____ Input data
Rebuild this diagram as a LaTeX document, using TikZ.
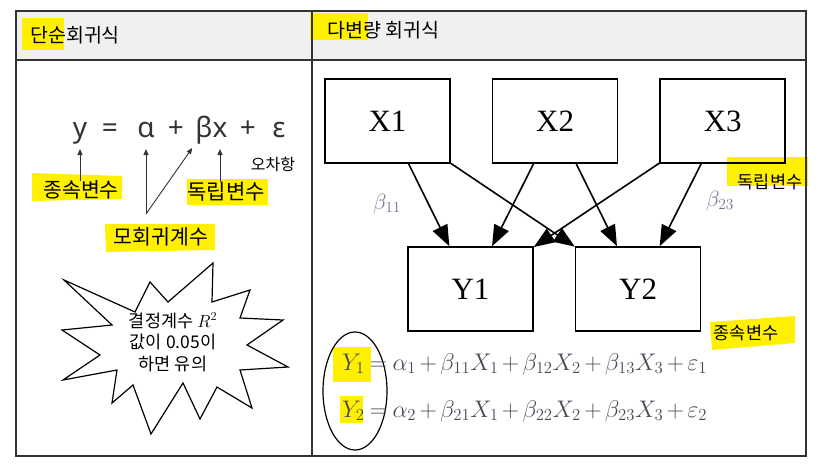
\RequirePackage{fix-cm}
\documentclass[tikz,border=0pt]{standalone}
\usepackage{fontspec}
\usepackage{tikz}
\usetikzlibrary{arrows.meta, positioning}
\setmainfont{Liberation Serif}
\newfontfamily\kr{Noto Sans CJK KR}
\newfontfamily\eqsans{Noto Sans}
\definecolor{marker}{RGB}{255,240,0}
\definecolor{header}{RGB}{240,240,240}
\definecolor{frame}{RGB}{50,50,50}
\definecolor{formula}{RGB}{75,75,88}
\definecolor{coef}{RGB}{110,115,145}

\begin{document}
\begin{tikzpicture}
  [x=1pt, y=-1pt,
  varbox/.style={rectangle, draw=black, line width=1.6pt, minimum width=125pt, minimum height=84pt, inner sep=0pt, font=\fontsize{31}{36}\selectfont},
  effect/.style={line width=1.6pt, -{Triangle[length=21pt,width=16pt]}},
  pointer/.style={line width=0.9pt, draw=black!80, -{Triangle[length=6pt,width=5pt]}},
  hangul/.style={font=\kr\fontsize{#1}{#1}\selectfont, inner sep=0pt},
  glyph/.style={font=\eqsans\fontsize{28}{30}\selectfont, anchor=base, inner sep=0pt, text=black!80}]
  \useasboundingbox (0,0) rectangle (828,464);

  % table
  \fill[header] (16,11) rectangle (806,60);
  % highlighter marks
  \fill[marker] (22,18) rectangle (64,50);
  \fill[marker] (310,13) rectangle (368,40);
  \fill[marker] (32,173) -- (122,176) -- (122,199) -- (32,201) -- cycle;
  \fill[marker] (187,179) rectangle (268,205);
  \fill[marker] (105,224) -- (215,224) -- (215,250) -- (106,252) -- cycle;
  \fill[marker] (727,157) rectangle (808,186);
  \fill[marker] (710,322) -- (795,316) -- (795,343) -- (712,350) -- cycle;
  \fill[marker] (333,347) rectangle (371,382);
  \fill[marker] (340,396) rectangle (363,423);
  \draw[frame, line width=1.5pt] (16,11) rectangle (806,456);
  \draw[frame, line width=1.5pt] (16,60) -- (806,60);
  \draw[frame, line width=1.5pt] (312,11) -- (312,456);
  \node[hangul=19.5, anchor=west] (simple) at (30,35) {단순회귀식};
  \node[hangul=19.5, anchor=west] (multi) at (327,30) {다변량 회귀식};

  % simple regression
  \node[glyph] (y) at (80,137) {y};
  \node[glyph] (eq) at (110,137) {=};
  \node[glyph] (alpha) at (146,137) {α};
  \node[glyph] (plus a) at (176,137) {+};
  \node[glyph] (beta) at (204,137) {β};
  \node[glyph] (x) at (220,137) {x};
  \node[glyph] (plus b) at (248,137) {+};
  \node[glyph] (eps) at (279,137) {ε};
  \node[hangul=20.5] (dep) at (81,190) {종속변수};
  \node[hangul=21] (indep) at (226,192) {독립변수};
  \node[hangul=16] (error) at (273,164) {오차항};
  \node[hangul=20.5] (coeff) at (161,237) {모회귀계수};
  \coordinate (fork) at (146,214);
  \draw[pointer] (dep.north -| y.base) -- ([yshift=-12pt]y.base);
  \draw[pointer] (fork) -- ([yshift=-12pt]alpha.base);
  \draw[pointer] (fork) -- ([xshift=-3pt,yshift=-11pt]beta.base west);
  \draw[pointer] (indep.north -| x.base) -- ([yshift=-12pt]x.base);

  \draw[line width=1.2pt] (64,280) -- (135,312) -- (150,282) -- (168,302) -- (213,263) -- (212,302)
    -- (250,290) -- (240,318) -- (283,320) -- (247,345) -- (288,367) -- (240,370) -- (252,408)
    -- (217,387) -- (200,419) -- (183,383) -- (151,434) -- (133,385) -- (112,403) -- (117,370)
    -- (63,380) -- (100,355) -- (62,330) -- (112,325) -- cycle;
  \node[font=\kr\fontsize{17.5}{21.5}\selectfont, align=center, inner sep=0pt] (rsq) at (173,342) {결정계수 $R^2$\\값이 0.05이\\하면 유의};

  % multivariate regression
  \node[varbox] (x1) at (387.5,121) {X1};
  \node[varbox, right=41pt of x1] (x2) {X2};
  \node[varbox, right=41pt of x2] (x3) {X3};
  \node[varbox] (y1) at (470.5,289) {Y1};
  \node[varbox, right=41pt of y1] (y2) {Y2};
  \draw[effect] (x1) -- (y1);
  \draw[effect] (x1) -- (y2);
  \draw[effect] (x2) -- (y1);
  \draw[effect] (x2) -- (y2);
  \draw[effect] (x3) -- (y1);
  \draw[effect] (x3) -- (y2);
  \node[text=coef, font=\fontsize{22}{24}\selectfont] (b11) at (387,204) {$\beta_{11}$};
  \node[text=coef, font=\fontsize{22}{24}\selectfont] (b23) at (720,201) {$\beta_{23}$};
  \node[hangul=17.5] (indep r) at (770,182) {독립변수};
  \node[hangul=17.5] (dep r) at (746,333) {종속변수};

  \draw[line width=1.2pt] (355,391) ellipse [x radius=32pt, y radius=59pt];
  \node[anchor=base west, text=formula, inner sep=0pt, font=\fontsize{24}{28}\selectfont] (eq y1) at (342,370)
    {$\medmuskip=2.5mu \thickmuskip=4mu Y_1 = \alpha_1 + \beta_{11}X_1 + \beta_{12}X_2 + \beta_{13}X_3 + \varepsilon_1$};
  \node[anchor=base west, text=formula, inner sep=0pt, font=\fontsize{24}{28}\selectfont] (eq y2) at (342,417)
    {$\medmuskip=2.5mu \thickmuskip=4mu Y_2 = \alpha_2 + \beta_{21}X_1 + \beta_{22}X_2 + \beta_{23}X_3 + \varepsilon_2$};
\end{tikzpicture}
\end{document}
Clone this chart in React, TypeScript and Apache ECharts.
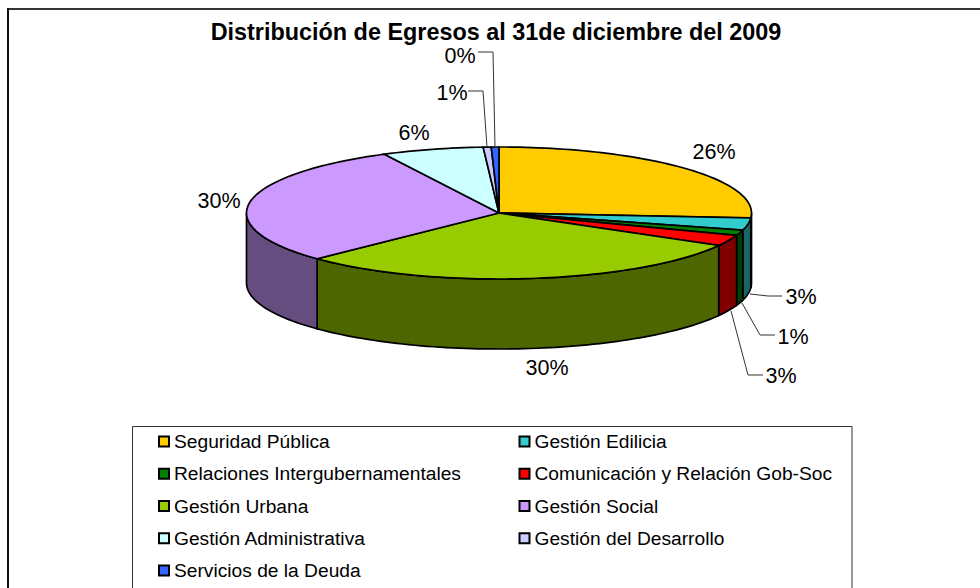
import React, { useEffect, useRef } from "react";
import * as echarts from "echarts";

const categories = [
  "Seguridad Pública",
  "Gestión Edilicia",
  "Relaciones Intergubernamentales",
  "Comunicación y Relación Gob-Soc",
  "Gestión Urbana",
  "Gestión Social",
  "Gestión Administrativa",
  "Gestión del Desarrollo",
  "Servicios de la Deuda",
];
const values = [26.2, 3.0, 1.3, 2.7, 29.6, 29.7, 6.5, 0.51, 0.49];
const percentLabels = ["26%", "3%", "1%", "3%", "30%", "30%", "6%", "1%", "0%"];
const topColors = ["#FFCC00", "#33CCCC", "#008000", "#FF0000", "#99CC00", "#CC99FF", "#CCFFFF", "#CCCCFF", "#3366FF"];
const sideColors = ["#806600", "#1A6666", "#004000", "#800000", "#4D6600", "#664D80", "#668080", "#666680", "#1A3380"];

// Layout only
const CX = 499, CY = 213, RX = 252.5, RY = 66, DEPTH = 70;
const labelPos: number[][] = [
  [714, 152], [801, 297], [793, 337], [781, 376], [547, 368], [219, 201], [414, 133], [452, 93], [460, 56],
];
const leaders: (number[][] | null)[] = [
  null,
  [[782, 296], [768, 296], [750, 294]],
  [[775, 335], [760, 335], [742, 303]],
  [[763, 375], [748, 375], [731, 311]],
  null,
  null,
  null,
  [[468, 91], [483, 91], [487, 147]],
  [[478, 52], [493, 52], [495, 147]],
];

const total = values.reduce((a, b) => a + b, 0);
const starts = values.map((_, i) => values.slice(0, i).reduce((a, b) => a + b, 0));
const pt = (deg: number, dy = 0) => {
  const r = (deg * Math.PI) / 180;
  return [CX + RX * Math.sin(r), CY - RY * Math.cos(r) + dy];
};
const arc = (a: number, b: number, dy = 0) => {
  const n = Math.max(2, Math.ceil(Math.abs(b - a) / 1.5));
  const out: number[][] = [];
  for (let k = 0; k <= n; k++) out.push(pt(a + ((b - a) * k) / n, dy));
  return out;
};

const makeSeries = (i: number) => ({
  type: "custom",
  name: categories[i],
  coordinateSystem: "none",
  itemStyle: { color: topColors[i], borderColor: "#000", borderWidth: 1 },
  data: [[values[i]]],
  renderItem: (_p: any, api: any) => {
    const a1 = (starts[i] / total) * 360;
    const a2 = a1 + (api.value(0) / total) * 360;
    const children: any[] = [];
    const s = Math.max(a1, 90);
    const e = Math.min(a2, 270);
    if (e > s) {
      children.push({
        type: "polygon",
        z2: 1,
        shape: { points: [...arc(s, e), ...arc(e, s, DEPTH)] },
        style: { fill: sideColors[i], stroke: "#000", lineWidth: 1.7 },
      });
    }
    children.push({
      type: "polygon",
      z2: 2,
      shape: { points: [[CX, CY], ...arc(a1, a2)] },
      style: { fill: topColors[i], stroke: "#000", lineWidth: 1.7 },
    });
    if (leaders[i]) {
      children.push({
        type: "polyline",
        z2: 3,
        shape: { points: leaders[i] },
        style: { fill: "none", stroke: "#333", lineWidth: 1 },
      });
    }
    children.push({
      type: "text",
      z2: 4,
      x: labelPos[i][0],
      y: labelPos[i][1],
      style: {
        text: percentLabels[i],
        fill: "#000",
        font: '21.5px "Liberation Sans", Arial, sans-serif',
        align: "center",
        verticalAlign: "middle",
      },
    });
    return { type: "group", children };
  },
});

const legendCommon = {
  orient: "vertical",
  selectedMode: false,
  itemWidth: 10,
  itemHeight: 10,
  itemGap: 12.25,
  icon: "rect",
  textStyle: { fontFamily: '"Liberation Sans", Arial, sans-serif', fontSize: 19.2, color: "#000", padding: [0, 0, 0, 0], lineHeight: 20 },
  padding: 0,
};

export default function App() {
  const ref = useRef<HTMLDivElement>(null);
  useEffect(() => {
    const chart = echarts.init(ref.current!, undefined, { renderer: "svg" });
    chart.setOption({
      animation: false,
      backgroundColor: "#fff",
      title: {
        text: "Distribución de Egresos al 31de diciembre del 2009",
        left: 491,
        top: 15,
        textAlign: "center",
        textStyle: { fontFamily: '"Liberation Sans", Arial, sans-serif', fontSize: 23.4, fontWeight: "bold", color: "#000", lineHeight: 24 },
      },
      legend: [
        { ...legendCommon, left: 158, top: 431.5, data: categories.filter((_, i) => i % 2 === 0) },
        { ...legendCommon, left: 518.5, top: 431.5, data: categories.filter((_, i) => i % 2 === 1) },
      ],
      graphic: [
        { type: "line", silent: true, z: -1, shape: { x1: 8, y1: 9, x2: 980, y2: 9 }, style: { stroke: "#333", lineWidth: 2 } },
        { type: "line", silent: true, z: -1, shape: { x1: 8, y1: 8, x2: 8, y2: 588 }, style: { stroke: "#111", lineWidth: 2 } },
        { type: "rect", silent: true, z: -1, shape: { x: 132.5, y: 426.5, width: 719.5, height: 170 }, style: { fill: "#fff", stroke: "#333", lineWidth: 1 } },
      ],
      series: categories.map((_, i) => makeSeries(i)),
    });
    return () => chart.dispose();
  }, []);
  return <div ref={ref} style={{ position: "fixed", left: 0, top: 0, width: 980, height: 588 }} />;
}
________
◆ To be done ◆
Return nothing but the lines running from the start of the data to the line with "(0,0) rectangle (828,464);", please, both ends included and no pictures.

◆ Complete response ◆
Rebuild this diagram as a LaTeX document, using TikZ.
\RequirePackage{fix-cm}
\documentclass[tikz,border=0pt]{standalone}
\usepackage{fontspec}
\usepackage{tikz}
\usetikzlibrary{arrows.meta, positioning}
\setmainfont{Liberation Serif}
\newfontfamily\kr{Noto Sans CJK KR}
\newfontfamily\eqsans{Noto Sans}
\definecolor{marker}{RGB}{255,240,0}
\definecolor{header}{RGB}{240,240,240}
\definecolor{frame}{RGB}{50,50,50}
\definecolor{formula}{RGB}{75,75,88}
\definecolor{coef}{RGB}{110,115,145}

\begin{document}
\begin{tikzpicture}
  [x=1pt, y=-1pt,
  varbox/.style={rectangle, draw=black, line width=1.6pt, minimum width=125pt, minimum height=84pt, inner sep=0pt, font=\fontsize{31}{36}\selectfont},
  effect/.style={line width=1.6pt, -{Triangle[length=21pt,width=16pt]}},
  pointer/.style={line width=0.9pt, draw=black!80, -{Triangle[length=6pt,width=5pt]}},
  hangul/.style={font=\kr\fontsize{#1}{#1}\selectfont, inner sep=0pt},
  glyph/.style={font=\eqsans\fontsize{28}{30}\selectfont, anchor=base, inner sep=0pt, text=black!80}]
  \useasboundingbox (0,0) rectangle (828,464);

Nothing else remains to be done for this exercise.